FYI–doctors are not particularly good at dealing with death and dying.
That may surprise some. There may be an assumption that doctors are somehow more familiar with death, perhaps trained to deal with all its implications and ramifications than the average person and, therefore, more comfortable discussing and dealing with it–but for the most part, this isn't the case.
There have been attempts by some medical schools to introduce the topic and encourage open discussion. But I haven't seen much evidence among my colleagues that it has worked.
Doctors are trained to diagnose, treat and "defeat" disease states. Death is seen as the ultimate enemy. We are not comfortable with it. Doctors are trained to be defensive about death. Society has raised expectations of health care to such an extent that death is viewed as the consequence of medical mistakes, a potential malpractice case. Our litigious society, fueled by avaricious attorneys has inflamed the issue of death to such an extent that doctors overdo defensive practices (despite Obama's clams).
Doctors are afraid to openly discuss with the patient and their family when further aggressive treatment will only cause suffering and not change anything. Palliative approach or even Hospice consultation should be suggested by doctors. Rarely does that occur.
Doctors will often insert their own personal/religious beliefs into the discussion with families about end of life care. Some of the motivation, sad to say, may be financial. Instead, they should allow family members to address these issues with their loved ones who may, themselves, be conflicted about the best approach. Doctors should be open to discussing medical realities. Offering false hopes by suggesting risky testing or therapies is inappropriate.

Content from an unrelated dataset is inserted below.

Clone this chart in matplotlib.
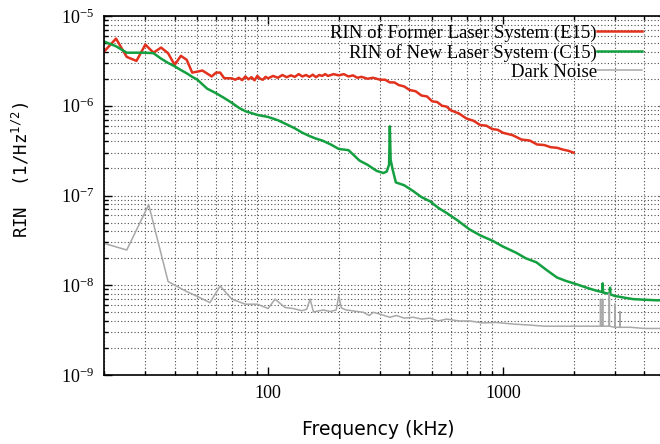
import numpy as np
import matplotlib
matplotlib.use("Agg")
import matplotlib.pyplot as plt

plt.rcParams['font.family'] = ['Liberation Serif', 'DejaVu Serif']
plt.rcParams['mathtext.default'] = 'regular'

# RIN of Former Laser System (E15)  - frequency (kHz), RIN
former_f = [20, 22.5, 25, 27.5, 30, 32.5, 35, 37.5, 40, 42.5, 45, 47.5, 50, 52.5,
            57.5, 60, 62.5, 65, 70, 72.5, 75, 77.5, 80, 82.5, 85, 87.5, 90, 92.5,
            95, 97.5, 100, 105, 110, 115, 120, 125, 130, 135, 140, 145, 150, 155,
            160, 165, 170, 175, 180, 190, 200, 210, 220, 230, 240, 250, 265, 280,
            300, 315, 330, 345, 360, 380, 400, 425, 450, 475, 500, 525, 550, 575,
            600, 650, 700, 750, 800, 850, 900, 950, 1000, 1100, 1200, 1300, 1400,
            1500, 1600, 1700, 1800, 1900, 2000]
former_rin = [4.0e-6, 5.6e-6, 3.5e-6, 3.16e-6, 4.8e-6, 3.9e-6, 4.45e-6, 3.85e-6,
              2.85e-6, 3.6e-6, 3.25e-6, 2.34e-6, 2.4e-6, 2.47e-6, 2.12e-6, 2.34e-6,
              2.34e-6, 2.03e-6, 2.02e-6, 1.95e-6, 2.05e-6, 1.93e-6, 2.12e-6, 1.97e-6,
              2.08e-6, 1.92e-6, 2.15e-6, 2.0e-6, 1.95e-6, 2.1e-6, 2.02e-6, 2.15e-6,
              2.05e-6, 2.2e-6, 2.08e-6, 2.18e-6, 2.1e-6, 2.25e-6, 2.12e-6, 2.2e-6,
              2.1e-6, 2.22e-6, 2.08e-6, 2.2e-6, 2.15e-6, 2.25e-6, 2.15e-6, 2.25e-6,
              2.18e-6, 2.25e-6, 2.12e-6, 2.18e-6, 2.05e-6, 2.1e-6, 2.0e-6, 2.05e-6,
              1.95e-6, 1.95e-6, 1.82e-6, 1.82e-6, 1.7e-6, 1.64e-6, 1.5e-6, 1.45e-6,
              1.3e-6, 1.27e-6, 1.12e-6, 1.1e-6, 1.0e-6, 9.8e-7, 8.9e-7, 8.2e-7,
              7.2e-7, 6.8e-7, 6.1e-7, 6.0e-7, 5.5e-7, 5.4e-7, 5.0e-7, 4.7e-7, 4.2e-7,
              4.1e-7, 3.7e-7, 3.65e-7, 3.45e-7, 3.4e-7, 3.25e-7, 3.15e-7, 3.0e-7]

# RIN of New Laser System (C15)
new_f = [20, 22.5, 25, 27.5, 30, 32.5, 35, 37.5, 40, 42.5, 45, 47.5, 50, 55, 60,
         65, 70, 75, 80, 90, 100, 110, 120, 130, 140, 150, 160, 170, 185, 200, 220,
         245, 265, 290, 310, 320, 327.5, 330, 332.5, 340, 350, 380, 415, 450, 490,
         530, 575, 640, 720, 800, 910, 1000, 1140, 1250, 1390, 1550, 1700, 1850,
         2050, 2300, 2500, 2650, 2660, 2670, 2850, 2860, 2870, 3000, 3260, 3600,
         4000, 4500, 5000]
new_rin = [5.2e-6, 4.6e-6, 3.9e-6, 3.9e-6, 3.9e-6, 3.85e-6, 3.35e-6, 3.0e-6,
           2.75e-6, 2.5e-6, 2.3e-6, 2.1e-6, 1.95e-6, 1.55e-6, 1.38e-6, 1.22e-6,
           1.08e-6, 9.5e-7, 8.7e-7, 7.9e-7, 7.5e-7, 6.9e-7, 6.2e-7, 5.6e-7, 5.0e-7,
           4.6e-7, 4.3e-7, 4.1e-7, 3.7e-7, 3.3e-7, 3.2e-7, 2.45e-7, 2.2e-7, 1.88e-7,
           1.78e-7, 1.85e-7, 2.2e-7, 5.9e-7, 2.5e-7, 1.9e-7, 1.4e-7, 1.3e-7, 1.12e-7,
           9.6e-8, 8.6e-8, 7.3e-8, 6.4e-8, 5.3e-8, 4.2e-8, 3.6e-8, 3.1e-8, 2.7e-8,
           2.3e-8, 2.0e-8, 1.8e-8, 1.45e-8, 1.22e-8, 1.12e-8, 1.03e-8, 9.3e-9, 8.7e-9,
           8.4e-9, 1.05e-8, 8.3e-9, 8.0e-9, 9.4e-9, 7.9e-9, 7.6e-9, 7.3e-9, 7.0e-9,
           6.9e-9, 6.8e-9, 6.8e-9]

# Dark Noise
dark_f = [20, 25, 31, 37.5, 45, 50, 56.5, 62.5, 70, 80, 90, 100, 107, 118, 128, 139,
          146, 151, 156, 172, 184, 195, 200, 205, 215, 254, 270, 280, 300, 330, 352,
          380, 415, 450, 489, 530, 576, 650, 724, 820, 940, 1100, 1300, 1500, 1800,
          2200, 2600, 2606, 2612, 2655, 2660, 2665, 2835, 2840, 2845, 2995, 3000,
          3005, 3145, 3150, 3155, 3500, 4000, 4660, 5000]
dark_rin = [2.93e-8, 2.47e-8, 7.9e-8, 1.1e-8, 8.5e-9, 7.5e-9, 6.4e-9, 9.8e-9, 7.0e-9,
            6.15e-9, 6.15e-9, 5.5e-9, 7.0e-9, 5.65e-9, 5.5e-9, 5.2e-9, 5.4e-9, 7.0e-9,
            5.05e-9, 5.3e-9, 5.1e-9, 5.3e-9, 7.6e-9, 5.6e-9, 5.3e-9, 5.0e-9, 4.6e-9,
            5.0e-9, 4.76e-9, 4.4e-9, 4.6e-9, 4.3e-9, 4.4e-9, 4.2e-9, 4.3e-9, 4.0e-9,
            4.2e-9, 4.0e-9, 4.0e-9, 3.8e-9, 3.85e-9, 3.7e-9, 3.6e-9, 3.5e-9, 3.5e-9,
            3.5e-9, 3.5e-9, 7.0e-9, 3.5e-9, 3.5e-9, 7.0e-9, 3.5e-9, 3.5e-9, 8.1e-9,
            3.5e-9, 3.4e-9, 6.2e-9, 3.4e-9, 3.4e-9, 5.1e-9, 3.4e-9, 3.4e-9, 3.3e-9,
            3.3e-9, 3.3e-9]

yticks = [1e-9, 1e-8, 1e-7, 1e-6, 1e-5]
ytick_labels = ['10$^{-9}$', '10$^{-8}$', '10$^{-7}$', '10$^{-6}$', '10$^{-5}$']
xticks = [100, 1000]
xtick_labels = ['100', '1000']

fig = plt.figure(figsize=(6.6, 4.44), dpi=100)
ax = fig.add_axes([104/660, 1-375/444, 563/660, 359/444])

ax.plot(former_f, former_rin, color='#e2321e', lw=1.8, label='RIN of Former Laser System (E15)')
ax.plot(new_f, new_rin, color='#14a040', lw=1.8, label='RIN of New Laser System (C15)')
ax.plot(dark_f, dark_rin, color='#a8a8a8', lw=1.1, label='Dark Noise')

ax.set_xscale('log')
ax.set_yscale('log')
ax.set_xlim(20, 5000)
ax.set_ylim(1e-9, 1e-5)
ax.set_xticks(xticks)
ax.set_xticklabels(xtick_labels)
ax.set_yticks(yticks)
ax.set_yticklabels(ytick_labels)

ax.tick_params(which='both', direction='in', top=True, right=True, labelsize=13, width=1)
ax.tick_params(which='major', length=6, pad=7)
ax.tick_params(which='minor', length=3)
ax.grid(which='minor', axis='x', color='0.3', linestyle=(0, (1, 2)), lw=0.8)
ax.grid(which='both', axis='y', color='0.3', linestyle=(0, (1, 2)), lw=0.8)
for s in ax.spines.values():
    s.set_linewidth(1.2)

ax.set_xlabel('Frequency (kHz)', fontfamily='DejaVu Sans', fontsize=13.5)
ax.set_ylabel('RIN  (1/Hz$^{1/2}$)', fontfamily='DejaVu Sans Mono', fontsize=12.5)
ax.xaxis.set_label_coords(0.4876, -0.125)
ax.yaxis.set_label_coords(-0.128, 0.572)

ax.legend(loc='upper right', bbox_to_anchor=(642/660, 1-24/444), bbox_transform=fig.transFigure,
          frameon=False, markerfirst=False, handlelength=2.4, handletextpad=0.0,
          borderpad=0, borderaxespad=0, labelspacing=0.1, fontsize=13.5)

fig.savefig('out.png', dpi=100)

Honesty is needed as well as being open to answering family concerns.
I have been consulted about inserting endoscopic feeding tubes (PEGs) in patients who are at the end of life. Family members worry that their loved ones are "hungry" and starving when they stop eating. I point out that this is the natural consequence of the body "shutting down". Force feeding would actually make their loved ones uncomfortable. It will change nothing.
The issue becomes one of judging the quality of the individual patient's life and their prognosis. The patient's wishes should be reviewed. Family members should not attempt to change advanced directives because it makes them uncomfortable.
I often advise families to do what is in their loved one's best interest, not their own. They may want them to continue to stay alive, but at what cost? Quality of life IS important. When it is gone it is time to offer comfort and compassion.
Palliative care committees need to proliferate. The public needs to face end of life issues with open dialogues involving religious leaders, ethicists, physicians, social workers and well known cultural icons.
Death should not be regarded as the unspoken enemy. It depends on the particular situation. A sudden death of a young otherwise healthy individual is always tragic. But for those been blessed with relative longevity and facing a progressively worsening medical condition, death represents the end of suffering and the ultimate fate of all of us.